While I don't think of myself as a professional photographer, I would eventually like to get to the point where I could. I've always been interested in the outdoors - particularly fascinated with Waterfalls since I was 5 or 6 - and I've always loved sharing the places I've seen and photographed. I've been taking pictures in some capacity or another for over a decade now (at least in the sense that I've known what I've been doing). Since about 2003 I've gotten very serious about my Landscape Photography about it and strive to constantly better my work every day I'm shooting.
Though I don't have anything against the idea of blending multiple exposures into a single picture (as long as one is honest about the process), I have a big problem with the widespread adoption of HDR and Tone Mapping methodologies that I see being used by photographer these days. At its heart, the idea of HDR is valid and certainly provides multiple levels of flexibility above what one can achieve with the camera and filters alone. But when I see people shooting 8, 10, 12 exposures of one scene with (for example) a Canon 5D Mark II where a single exposure would have provided more than enough detail to work with, and then relying on automated software to produce detail in parts of the image where the eye itself wouldn't even perceive such levels of detail (which seems to very often result in other parts of the image looking extremely unrealistic), the only assumption I can make is these people just don't understand how to properly expose for what they're shooting, and I think continuing to pursue such a path will ultimately lead to one relying entirely too much on the computer to "make" an image, rather than learning how to "see" an image in the first place. This broad appeal for a "set it and forget it" where glossy, outlandish images are produced has become accepted I think for the same reason that your typical mindless Hollywood action flick has a broad appeal - its loud, shiny, flashy and allows one to become easily distracted. But there is almost never any substance.

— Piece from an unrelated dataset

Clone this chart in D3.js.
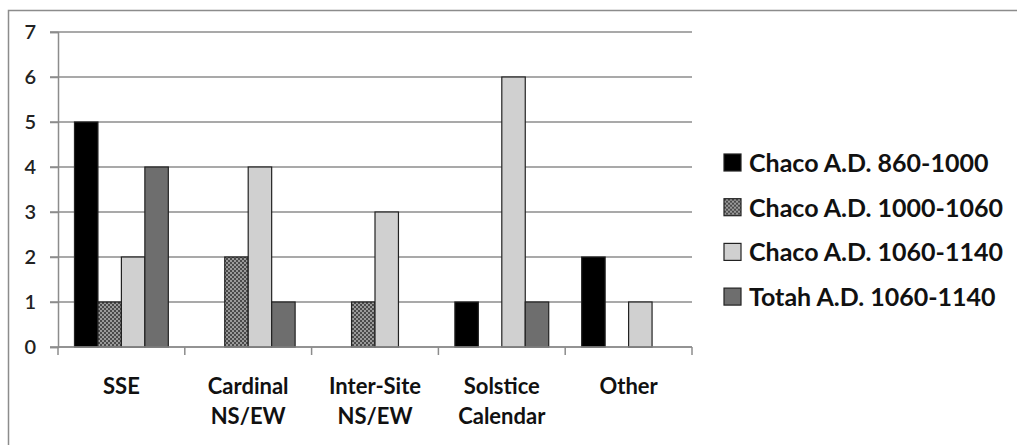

In addition to landscape photography, I am the founder of and currently operate the Northwest Waterfall Survey and the World Waterfall Database and am recognized as one of the worlds foremost authorities on the subject of waterfalls. I've worked as a consultant for renowned Japanese photographer Yoshikazu Shirakawa on his "Worlds 100 Greatest Waterfalls" project and I'm currently undertaking a project create the first comprehensive survey of the waterfalls on planet Earth.